Another solution to #1 is to use a dynamic workspace. So open the Feature Type properties dialog. Check the box marked Dynamic. The Geometry Field should now let you choose "From Schema Definition", ie the geometry type is automatically set from the original schema.
You can then choose the attribute you want for the Feature Class/Table name.
However (and this is a little complicated) because you are now in Dynamic mode, FME will try to use the value of the attribute to try and define a schema; which is a problem because the new table names don't exist in the source. So - in brief - set Schema Definition Name to "fme_feature_type"

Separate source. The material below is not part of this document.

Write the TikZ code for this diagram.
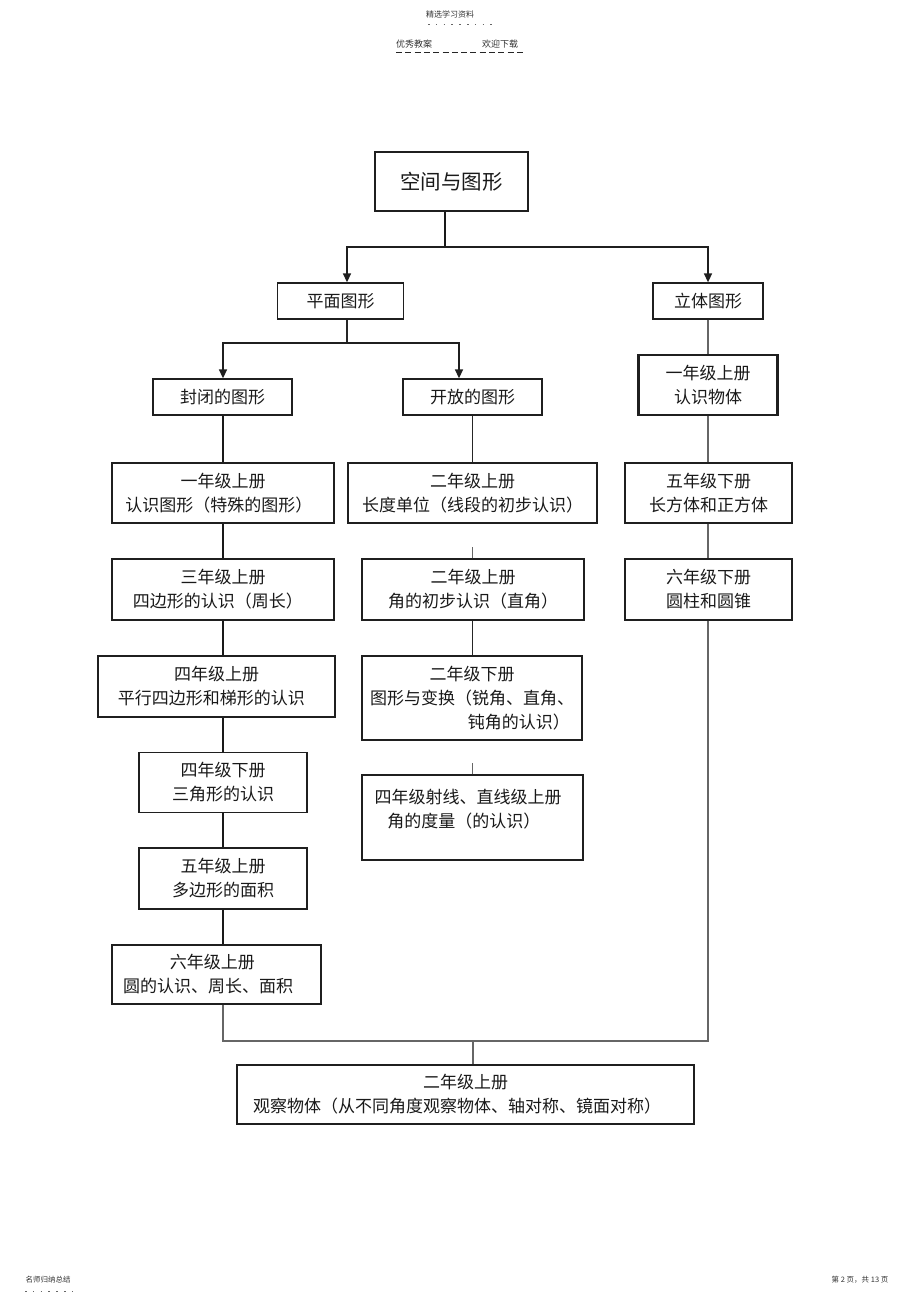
\documentclass[tikz,border=0pt]{standalone}
\usepackage{fontspec}
\setmainfont{Noto Sans CJK SC}
\usetikzlibrary{arrows.meta}
\begin{document}
\begin{tikzpicture}[x=1pt,y=-1pt,
  box/.style={draw=black!88,line width=1.3pt,rectangle,inner sep=0pt,align=center,
    font=\fontsize{17}{24}\selectfont,text=black!90},
  thickbox/.style={box,line width=2.2pt},
  lnL/.style={draw=black!90,line width=1.9pt},
  lnM/.style={draw=black!85,line width=1.5pt},
  lnR/.style={draw=black!60,line width=1.1pt},
  arr/.style={draw=black!88,line width=1.5pt,-{Triangle[width=8pt,length=9pt]}},
  hdr/.style={inner sep=0pt,text=black!80},
]
\useasboundingbox (0,0) rectangle (920,1303);
% header / footer
\node[hdr,font=\fontsize{8}{9}\selectfont] (h1) at (450,14) {精选学习资料};
\coordinate (d1a) at (428,24); \coordinate (d1b) at (492,24);
\draw[black!60,line width=0.7pt,dash pattern=on 1.6pt off 6.2pt] (d1a) -- (d1b);
\node[hdr,font=\fontsize{9}{10}\selectfont] (h2) at (414,44) {优秀教案};
\node[hdr,font=\fontsize{9}{10}\selectfont] (h3) at (500,44) {欢迎下载};
\coordinate (d2a) at (396,53); \coordinate (d2b) at (525,53);
\draw[black!85,line width=1pt,dash pattern=on 6pt off 3.3pt] (d2a) -- (d2b);
\node[hdr,font=\fontsize{7.5}{9}\selectfont] (f1) at (48,1280) {名师归纳总结};
\coordinate (d3a) at (25,1291); \coordinate (d3b) at (76,1291);
\draw[black!60,line width=0.7pt,dash pattern=on 1.6pt off 6.2pt] (d3a) -- (d3b);
\node[hdr,font=\fontsize{7.5}{9}\selectfont] (f2) at (860,1280) {第 2 页，共 13 页};

% boxes
\node[box,font=\fontsize{20.5}{24}\selectfont,minimum width=153,minimum height=59] (top) at (451.5,181.5) {空间与图形};
\node[box,minimum width=126,minimum height=36] (pm) at (340.5,301) {平面图形};
\node[box,minimum width=110,minimum height=36] (lt) at (708,301) {立体图形};
\node[box,minimum width=139,minimum height=36] (fb) at (222.5,397) {封闭的图形};
\node[box,minimum width=139,minimum height=36] (kf) at (472.5,397) {开放的图形};
\node[thickbox,minimum width=139,minimum height=60] (r1) at (708,385) {一年级上册\\认识物体};

\node[box,minimum width=222,minimum height=60] (L1) at (223,493) {一年级上册\\认识图形（特殊的图形）\hspace*{0.5em}};
\node[box,minimum width=222,minimum height=61] (L2) at (223,589.5) {三年级上册\\四边形的认识（周长）\hspace*{0.6em}};
\node[box,minimum width=237,minimum height=61] (L3) at (216.5,686.5) {四年级上册\\平行四边形和梯形的认识\hspace*{0.6em}};
\node[box,minimum width=168,minimum height=60] (L4) at (223,782.5) {四年级下册\\三角形的认识};
\node[box,minimum width=168,minimum height=61] (L5) at (223,878.5) {五年级上册\\多边形的面积};
\node[box,minimum width=209,minimum height=59] (L6) at (216.5,974.5) {六年级上册\hspace*{0.5em}\\圆的认识、周长、面积\hspace*{1em}};

\node[box,minimum width=249,minimum height=60] (M1) at (472.5,493) {二年级上册\\长度单位（线段的初步认识）};
\node[box,minimum width=222,minimum height=61] (M2) at (473,589.5) {二年级上册\\角的初步认识（直角）};
\node[box,minimum width=220,minimum height=84] (M3) at (472,698) {二年级下册\\图形与变换（锐角、直角、\\\hspace*{5.5em}钝角的认识）};
\node[box,minimum width=221,minimum height=85] (M4) at (472.5,817.5) {};
\node[inner sep=0pt,align=center,font=\fontsize{17}{24}\selectfont,text=black!90,anchor=center] (M4t) at (468,809) {四年级射线、直线级上册\\角的度量（的认识）\hspace*{0.5em}};

\node[box,minimum width=167,minimum height=60] (R2) at (708.5,493) {五年级下册\\长方体和正方体};
\node[box,minimum width=167,minimum height=61] (R3) at (708.5,589.5) {六年级下册\\圆柱和圆锥};

\node[box,minimum width=457,minimum height=59] (B) at (465.5,1094.5) {二年级上册\\观察物体（从不同角度观察物体、轴对称、镜面对称）\hspace*{1em}};

% junctions
\coordinate (j1) at (445,247);
\coordinate (j2) at (347,343);
\coordinate (xk) at (459,343);
\coordinate (cl) at (223,0);
\coordinate (cm) at (472.5,0);
\coordinate (cr) at (708,0);
\coordinate (jL) at (223,1041);
\coordinate (jM) at (473,1041);
\coordinate (jR) at (708,1041);

% top level
\draw[lnL] (top.south -| j1) -- (j1);
\draw[arr] (j1) -| (pm.north -| j2);
\draw[arr] (j1) -| (lt.north);
\draw[lnM] (pm.south -| j2) -- (j2);
\draw[arr] (j2) -| (fb.north -| cl);
\draw[arr] (j2) -- (xk) -- (kf.north -| xk);

% left column
\draw[lnL] (fb.south -| cl) -- (L1.north -| cl);
\draw[lnL] (L1.south -| cl) -- (L2.north -| cl);
\draw[lnL] (L2.south -| cl) -- (L3.north -| cl);
\draw[lnL] (L3.south -| cl) -- (L4.north -| cl);
\draw[lnL] (L4.south -| cl) -- (L5.north -| cl);
\draw[lnL] (L5.south -| cl) -- (L6.north -| cl);

% middle column
\draw[lnM] (kf.south -| cm) -- (M1.north -| cm);
\draw[lnR] (M2.north -| cm) -- ++(0,-11);
\draw[lnM] (M2.south -| cm) -- (M3.north -| cm);
\draw[lnR] (M4.north -| cm) -- ++(0,-11);

% right column
\draw[lnR] (lt.south) -- (r1.north);
\draw[lnR] (r1.south) -- (R2.north -| cr);
\draw[lnR] (R2.south -| cr) -- (R3.north -| cr);
\draw[lnR,line width=1.3pt] (R3.south -| cr) -- (jR) -- (jL) -- (L6.south -| cl);
\draw[lnR,line width=1.3pt] (jM) -- (B.north -| jM);
\end{tikzpicture}
\end{document}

In other words you are telling FME to:
- Get the table name from the attribute
- Get the schema from the original table name
- Get the geometry from the original table schema
Additionally, you will need to add a suffix (or similar change) to the
fanout attribute for one of the geometry type; because you can't write
two geometries to the same table.
I am attaching a workspace that demonstrates this. In here I have source data of fire stations. Each station has a point to represent it and a polygon to represent its coverage. I wish to create a new table for each station. I can't quite do that, because I can't put points and polygons in the same table, but I can create Station1-Point, Station1-Polygon, Station2-Point, etc
Hopefully this workspace will help explain better than I do above!
For #2, I have no idea why that should not be possible. Again a screenshot would help. In particular, if you click the box labelled Dynamic, what happens? The feature class setting should automatically change to an attribute. Also, what version of FME are you running?
Regards
Mark
NB: I'm using 2016.1 here, with the File Geodatabase API Writer.
@mark2catsafe and @david_r, Thanks for the help. I was out of town for a few days and I will follow your suggestions and post my findings shortly.
Thanks!
Bo
R
Thank you @mark2catsafe and @david_r, Dynamic Feature Type worked! I used function @GeometryType() as part of the fanout expression.
Please ignore my point #2, I have no idea what I was talking about now that everything is working.
Bo
Not quite. Only line and point geometry types were written to the FGDB. The multi-point type was ignored without warning!
In the image below, the workspace reads from a FFS file containing 21 geometries of various geometry types. Only 6 of them gets created in the resulting FGDB using the dynamic writer, viewed from the Inspector. This behavior seems consistent with the "Save Data As..." command in the Inspector.
I used @david_r's suggestion by creating multilpul feature types each with different geometry type. Then I had to pipe the point features into both Multipoint and Point feature types in the FGDB writer and got the complete set. Thanks!